Pretty soon, employers will have to start looking beyond an impressive degree certificate because one will be as good as the next. They will have to re-think how they recruit. They may have to consider first the extra curricula activities of the applicant before looking at the degree certificate. In the developed world, this has been happening; it is just a matter of time or half a time before this phenomenon becomes common practice in Rwanda and the entire EAC community.

This way, they will discover that self-taught people are better because they are driven by self-initiative. The little piece of paper from some university will not matter much. 

They will want to know whether you were sporty and active in school. They will want to know what clubs you belonged to in university. They will want to know whether you spent your free time getting drunk or doing community work and if you did the latter, they will want proof.

So yes, universities are a dime a dozen. For this reason, graduation ceremonies by far outnumber public holidays.

Twenty years ago, making it to university was a big deal. Universities, by virtue of being few, only had place for A students – the rest of ‘less hardworking’ students had to bear the shame of attending mid-level colleges and polytechnics. 

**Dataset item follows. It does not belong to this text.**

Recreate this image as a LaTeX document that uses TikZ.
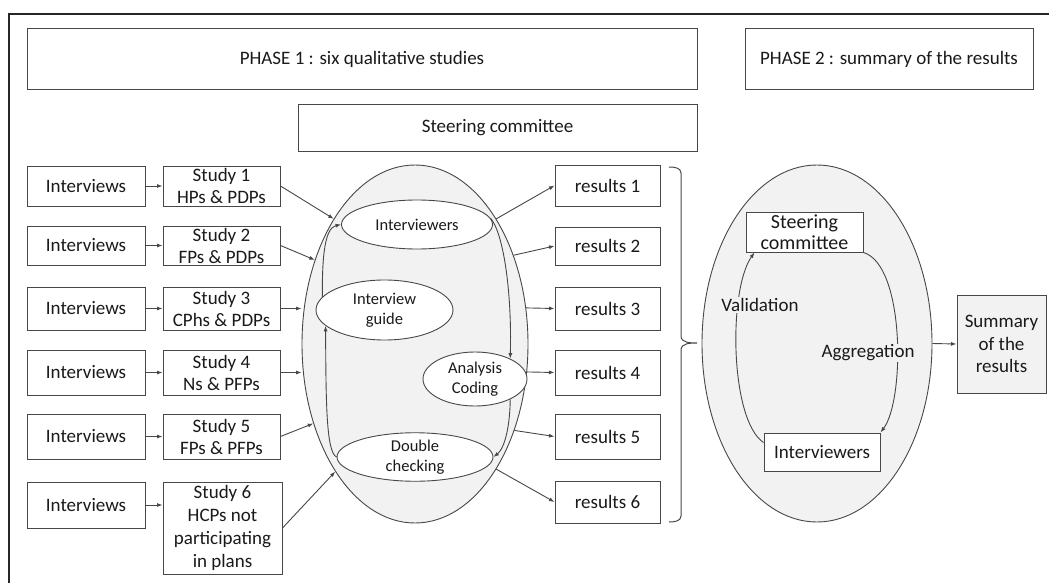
\documentclass[tikz,border=0pt]{standalone}
\usepackage{fontspec}
\setmainfont{Carlito}
\usetikzlibrary{arrows.meta,shapes.geometric,calc}
\definecolor{lc}{HTML}{474747}
\definecolor{ef}{HTML}{F2F2F2}
\definecolor{tc}{HTML}{1A1A1A}
\newcommand\myfs[2]{\fontsize{#1}{#2}\selectfont}
\begin{document}
\begin{tikzpicture}[x=1pt,y=-1pt,
  box/.style={draw=lc, line width=1pt, fill=white, align=center, inner sep=0pt, text=tc, font=\myfs{19}{22}},
  ell/.style={ellipse, draw=lc, line width=0.9pt, fill=white, align=center, inner sep=0pt, text=tc, font=\myfs{16.5}{20}},
  bigell/.style={ellipse, draw=lc, line width=0.9pt, fill=ef, inner sep=0pt},
  arr/.style={-{Latex[length=5.5pt,width=4pt]}, draw=lc, line width=0.9pt},
  lab/.style={fill=ef, inner sep=1pt, text=tc, font=\myfs{19}{22}}]
\useasboundingbox (0,0) rectangle (1049,583);
\draw[line width=1.2pt, black!85] (9,583) -- (9,14) -- (1049,14);

% headers
\node[box, minimum width=670pt, minimum height=61pt] (ph1) at (362,59.5) {PHASE 1 : six qualitative studies};
\node[box, minimum width=288pt, minimum height=61pt] (ph2) at (889,59.5) {PHASE 2 : summary of the results};
\node[box, minimum width=399pt, minimum height=46pt] (sc1) at (497.5,128) {Steering committee};

% big ellipses
\node[bigell, minimum width=226pt, minimum height=358pt] (p1) at (415,344) {};
\node[bigell, minimum width=230pt, minimum height=357pt] (p2) at (817,343.5) {};

% interviews
\node[box, minimum width=118pt, minimum height=40pt] (i1) at (86,186) {Interviews};
\node[box, minimum width=118pt, minimum height=39pt] (i2) at (86,245.5) {Interviews};
\node[box, minimum width=118pt, minimum height=43pt] (i3) at (86,308.5) {Interviews};
\node[box, minimum width=118pt, minimum height=45pt] (i4) at (86,372.5) {Interviews};
\node[box, minimum width=118pt, minimum height=45pt] (i5) at (86,436.5) {Interviews};
\node[box, minimum width=118pt, minimum height=46pt] (i6) at (86,505) {Interviews};

% studies
\node[box, minimum width=117pt, minimum height=40pt] (s1) at (221.5,186) {Study 1\\HPs \& PDPs};
\node[box, minimum width=117pt, minimum height=39pt] (s2) at (221.5,245.5) {Study 2\\FPs \& PDPs};
\node[box, minimum width=117pt, minimum height=43pt] (s3) at (221.5,308.5) {Study 3\\CPhs \& PDPs};
\node[box, minimum width=117pt, minimum height=45pt] (s4) at (221.5,372.5) {Study 4\\Ns \& PFPs};
\node[box, minimum width=117pt, minimum height=45pt] (s5) at (221.5,436.5) {Study 5\\FPs \& PFPs};
\node[box, minimum width=119pt, minimum height=92pt, font=\myfs{19}{23}] (s6) at (222.5,528) {Study 6\\HCPs not\\participating\\in plans};

% results
\node[box, minimum width=105pt, minimum height=41pt] (r1) at (607.5,185.5) {results 1};
\node[box, minimum width=105pt, minimum height=38pt] (r2) at (607.5,246) {results 2};
\node[box, minimum width=105pt, minimum height=43pt] (r3) at (607.5,308.5) {results 3};
\node[box, minimum width=105pt, minimum height=45pt] (r4) at (607.5,372.5) {results 4};
\node[box, minimum width=105pt, minimum height=45pt] (r5) at (607.5,436.5) {results 5};
\node[box, minimum width=105pt, minimum height=42pt] (r6) at (607.5,502) {results 6};

% inner ellipses phase 1
\node[ell, minimum width=151pt, minimum height=49pt] (iv) at (417,224.5) {Interviewers};
\node[ell, minimum width=137pt, minimum height=60pt] (guide) at (384.5,310) {Interview\\guide};
\node[ell, minimum width=104pt, minimum height=54pt] (anal) at (475,379) {Analysis\\Coding};
\node[ell, minimum width=156pt, minimum height=48pt] (dbl) at (415,457) {Double\\checking};

% phase 2 content
\node[box, minimum width=117pt, minimum height=40pt, font=\myfs{20}{20.5}] (st2) at (804.5,232) {Steering\\committee};
\node[box, minimum width=116pt, minimum height=38pt] (iv2) at (822,452) {Interviewers};
\node[box, fill=ef, minimum width=89pt, minimum height=98pt, font=\myfs{19}{22.5}] (sum) at (1001.5,344) {Summary\\of the\\results};

% interviews -> studies
\foreach \k in {1,...,5} {\draw[arr] (i\k.east) -- (s\k.west);}
\draw[arr] (i6.east) -- (i6.east -| s6.west);

% studies -> phase 1 ellipse
\draw[arr] (s1.east) -- (p1.123);
\draw[arr] (s2.east) -- (p1.140);
\draw[arr] (s3.east) -- (p1.west |- s3.east);
\draw[arr] (s4.east) -- (p1.west |- s4.east);
\draw[arr] (s5.east) -- (p1.218);
\draw[arr] (s6.east) -- (p1.238);

% phase 1 ellipse -> results
\draw[arr] (p1.57) -- (r1.west);
\draw[arr] (p1.42) -- (r2.west);
\draw[arr] (p1.18) -- (r3.west);
\draw[arr] (p1.-14) -- (r4.west);
\draw[arr] (p1.-41) -- (r5.west);
\draw[arr] (p1.-57) -- (r6.west);

% cycle inside phase 1
\draw[arr] (guide.168) .. controls (322,255) and (325,228) .. (iv.west);
\draw[arr] (iv.5) .. controls (503,232) and (512,290) .. (anal.30);
\draw[arr] (anal.-30) .. controls (510,425) and (505,448) .. (dbl.east);
\draw[arr] (dbl.west) .. controls (326,452) and (326,400) .. (guide.195);

% brace
\draw[lc, line width=1pt] (669,167) to[out=0,in=90] (681,173) -- (681,336)
  to[out=-90,in=180] (697,343) to[out=180,in=90] (681,350) -- (681,516)
  to[out=-90,in=0] (669,522);

% phase 2 cycle
\draw[arr] ($(iv2.north west)+(0,10)$) .. controls (730,420) and (728,290) .. ($(st2.south west)+(9,0)$);
\draw[arr] (st2.south east) .. controls (905,265) and (905,400) .. (iv2.north east);
\node[lab] (val) at (760,305) {Validation};
\node[lab] (agg) at (868,353) {Aggregation};

% phase 2 -> summary
\draw[arr] (p2.east) -- (sum.west);
\end{tikzpicture}
\end{document}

Now, private universities are springing faster than slums. Back then being seen in a graduation gown was a mark of honour. Admission requirements were stricter than admission to a presidential security circle. Now, even D students have their day in universities. Having a bit of money will ensure that the low exam grades do not matter as much.

No wonder the graduates look ill at ease in their gowns. 

How about saving our graduates from embarrassment s by allowing them to remove their gowns as soon as they collect their degree papers? The graduates should just pack away their gowns in a plastic bag, get into the vehicle and proceed to their homes to continue with the party privately.

Now, before I come out as a university basher and at the risk of contradicting myself, I think we could all do with some education. However, we should start to broaden the definition of education. 

Even before we knew how to read and write, there was education. Education is what enables us to get by, and it is everywhere. It is in art, on the streets (where I personally have a master’s degree from).  Education is in sports; sometimes we get education from the most unlikely of sources — it could be from our toddlers.